Task description
Copy, in full, each line of the material that holds the word "LaTeX".

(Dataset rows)

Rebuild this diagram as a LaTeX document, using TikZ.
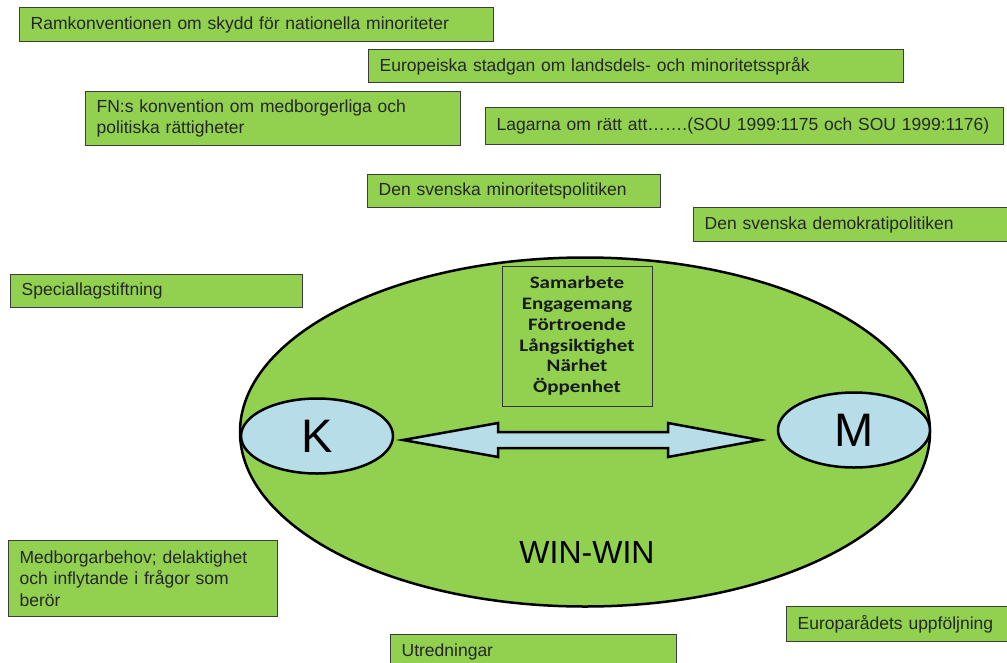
\documentclass[tikz,border=0pt]{standalone}
\usepackage{fontspec}
\setmainfont{Liberation Sans}
\newfontfamily\calib[FakeStretch=1.2]{Carlito}
\usetikzlibrary{shapes.geometric}
\definecolor{lgreen}{RGB}{146,208,80}
\definecolor{lblue}{RGB}{183,222,232}
\definecolor{bordgray}{RGB}{60,60,60}
\tikzset{
  gbox/.style={draw=bordgray, line width=1.3pt, fill=lgreen, anchor=north west,
    inner xsep=11pt, inner ysep=0pt, align=left, text=black!85,
    font=\fontsize{17.5}{21.5}\selectfont},
  blob/.style={ellipse, draw=black, line width=2.5pt, fill=lblue, inner sep=0pt,
    minimum width=152pt, minimum height=75pt, font=\fontsize{47}{50}\selectfont},
}
\begin{document}
\begin{tikzpicture}[x=1pt,y=-1pt]
\useasboundingbox (0,0) rectangle (1007,662);
\clip (0,0) rectangle (1007,662);
\fill[white] (0,0) rectangle (1007,662);

% text boxes
\node[gbox, text width=452pt, minimum height=34pt] (ram) at (19,7) {Ramkonventionen om skydd för nationella minoriteter};
\node[gbox, text width=513pt, minimum height=33pt] (eur) at (368,49) {Europeiska stadgan om landsdels- och minoritetsspråk};
\node[gbox, text width=353pt, minimum height=54pt] (fn) at (85,91) {FN:s konvention om medborgerliga och\\politiska rättigheter};
\node[gbox, text width=496pt, minimum height=37pt] (lag) at (485,107) {Lagarna om rätt att…….(SOU 1999:1175 och SOU 1999:1176)};
\node[gbox, text width=271pt, minimum height=33pt] (min) at (367,174) {Den svenska minoritetspolitiken};
\node[gbox, text width=294pt, minimum height=34pt] (dem) at (693,207) {Den svenska demokratipolitiken};
\node[gbox, text width=270pt, minimum height=33pt] (spec) at (10,274) {Speciallagstiftning};
\node[gbox, text width=247pt, minimum height=76pt] (med) at (8,540) {Medborgarbehov; delaktighet\\och inflytande i frågor som\\berör};
\node[gbox, text width=264pt, minimum height=34pt] (utr) at (390,634) {Utredningar};
\node[gbox, text width=201pt, minimum height=35pt] (epa) at (786,606) {Europarådets uppföljning};

% big ellipse
\node[ellipse, draw=black, line width=2.5pt, fill=lgreen, inner sep=0pt,
  minimum width=690pt, minimum height=349pt] (big) at (585,432) {};

% values box
\node[draw=black!80, line width=1pt, fill=lgreen, minimum width=150pt, minimum height=140pt,
  align=center, inner sep=0pt, font=\calib\bfseries\fontsize{17.5}{20.8}\selectfont, text=black!90]
  (vals) at (577,336) {Samarbete\\Engagemang\\Förtroende\\Långsiktighet\\Närhet\\Öppenhet};

% K and M
\node[blob] (K) at (317,436) {K};
\node[blob] (M) at (854,430) {M};

% double block arrow between K and M
\draw[line width=2.5pt, fill=lblue, line join=miter]
  (403,440) -- (498,423) -- (498,432) -- (668,432) -- (668,423) -- (760,440)
  -- (668,457) -- (668,448) -- (498,448) -- (498,457) -- cycle;

\node[font=\fontsize{32}{34}\selectfont] (win) at (587,552) {WIN-WIN};
\end{tikzpicture}
\end{document}
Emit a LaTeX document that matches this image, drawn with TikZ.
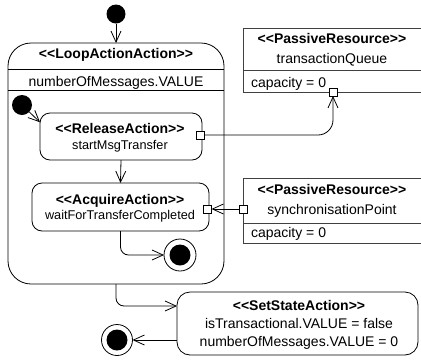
\documentclass[tikz,border=0pt]{standalone}
\usepackage{fontspec}
\setmainfont{Liberation Sans}
\usetikzlibrary{arrows.meta}
\newcommand{\stereo}[1]{<{}<#1>{}>}
\begin{document}
\begin{tikzpicture}[x=1pt,y=-1pt,
  every node/.style={inner sep=0pt, outer sep=0pt},
  line/.style={draw=black, line width=0.8pt},
  flow/.style={line width=0.8pt, -{Straight Barb[length=11pt,width=10pt]}},
  txt/.style={anchor=base, font=\fontsize{14}{16}\selectfont},
  btxt/.style={anchor=base, font=\fontsize{14}{16}\selectfont\bfseries},
  stxt/.style={anchor=base, font=\fontsize{12.7}{15}\selectfont},
  ltxt/.style={anchor=base west, font=\fontsize{14}{16}\selectfont},
  initial/.style={circle, fill=black, minimum size=19pt},
  finalring/.style={circle, draw=black, line width=0.8pt, fill=white, minimum size=32pt},
  finaldot/.style={circle, fill=black, minimum size=21pt},
  pinbox/.style={rectangle, draw=black, line width=0.8pt, fill=white, minimum size=8pt},
  action/.style={rectangle, rounded corners=10pt, draw=black, line width=0.8pt},
  resource/.style={rectangle, draw=black!75, line width=0.8pt}
]
\useasboundingbox (0,0) rectangle (421,360);

% loop action
\node[rectangle, rounded corners=23pt, draw=black, line width=0.8pt,
      minimum width=216pt, minimum height=241pt] (loop) at (116,163.5) {};
\node[btxt] (looptitle) at (116,58.5) {\stereo{LoopActionAction}};
\coordinate (d1) at (0,69);
\coordinate (d2) at (0,90);
\draw[line] (loop.west |- d1) -- (loop.east |- d1);
\node[txt] (loopval) at (116,86) {numberOfMessages.VALUE};
\draw[line] (loop.west |- d2) -- (loop.east |- d2);

\node[initial] (init1) at (116,14) {};
\node[initial, minimum size=20pt] (init2) at (22,105) {};

% release action
\node[action, minimum width=162pt, minimum height=47pt] (release) at (121,136.5) {};
\node[btxt] (reltitle) at (120,133.3) {\stereo{ReleaseAction}};
\node[stxt] (relname) at (120,149) {startMsgTransfer};
\node[pinbox] (rpin) at (200,135) {};

% acquire action
\node[action, minimum width=177pt, minimum height=48pt] (acquire) at (120.5,207) {};
\node[btxt] (acqtitle) at (120,204) {\stereo{AcquireAction}};
\node[stxt] (acqname) at (120,219) {waitForTransferCompleted};
\node[pinbox] (apin) at (207.5,209) {};

\node[finalring] (final1) at (180,255) {};
\node[finaldot] (final1dot) at (180,255) {};

% passive resources
\node[resource, minimum width=182pt, minimum height=64pt] (res1) at (334,60) {};
\coordinate (d3) at (0,70);
\draw[draw=black!75, line width=0.8pt] (res1.west |- d3) -- (res1.east |- d3);
\node[btxt] (res1title) at (332,43) {\stereo{PassiveResource}};
\node[txt] (res1name) at (332,63) {transactionQueue};
\node[ltxt] (res1cap) at (251,87) {capacity = 0};
\node[pinbox] (ppin1) at (333,92) {};

\node[resource, minimum width=182pt, minimum height=65pt] (res2) at (334,210.5) {};
\coordinate (d4) at (0,223);
\draw[draw=black!75, line width=0.8pt] (res2.west |- d4) -- (res2.east |- d4);
\node[btxt] (res2title) at (332,194) {\stereo{PassiveResource}};
\node[txt] (res2name) at (332,214) {synchronisationPoint};
\node[ltxt] (res2cap) at (251,237) {capacity = 0};
\node[pinbox] (ppin2) at (243,209) {};

% set state action
\node[rectangle, rounded corners=13pt, draw=black, line width=0.8pt,
      minimum width=241pt, minimum height=63pt] (setstate) at (297.5,323.5) {};
\node[btxt] (sstitle) at (299,310) {\stereo{SetStateAction}};
\node[txt] (ssl1) at (299,328) {isTransactional.VALUE = false};
\node[txt] (ssl2) at (299,346) {numberOfMessages.VALUE = 0};

\node[finalring, minimum size=31pt] (final2) at (117,340) {};
\node[finaldot] (final2dot) at (117,340) {};

% connectors
\coordinate (exity) at (0,306);
\draw[flow] (init1) -- (loop.north);
\draw[flow] (init2) -- (release.170);
\draw[flow] (release.south) -- (acquire.north);
\draw[flow, rounded corners=8pt] (acquire.south) |- (final1.west);
\draw[flow, rounded corners=8pt] (loop.south) |- (setstate.west |- exity);
\draw[flow] (setstate.west |- final2) -- (final2.east);
\draw[flow, rounded corners=15pt] (rpin.east) -| (ppin1.south);
\draw[flow] (ppin2.west) -- (apin.east);
\end{tikzpicture}
\end{document}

Solution for this problem
Rebuild this diagram as a LaTeX document, using TikZ.
Emit a LaTeX document that matches this image, drawn with TikZ.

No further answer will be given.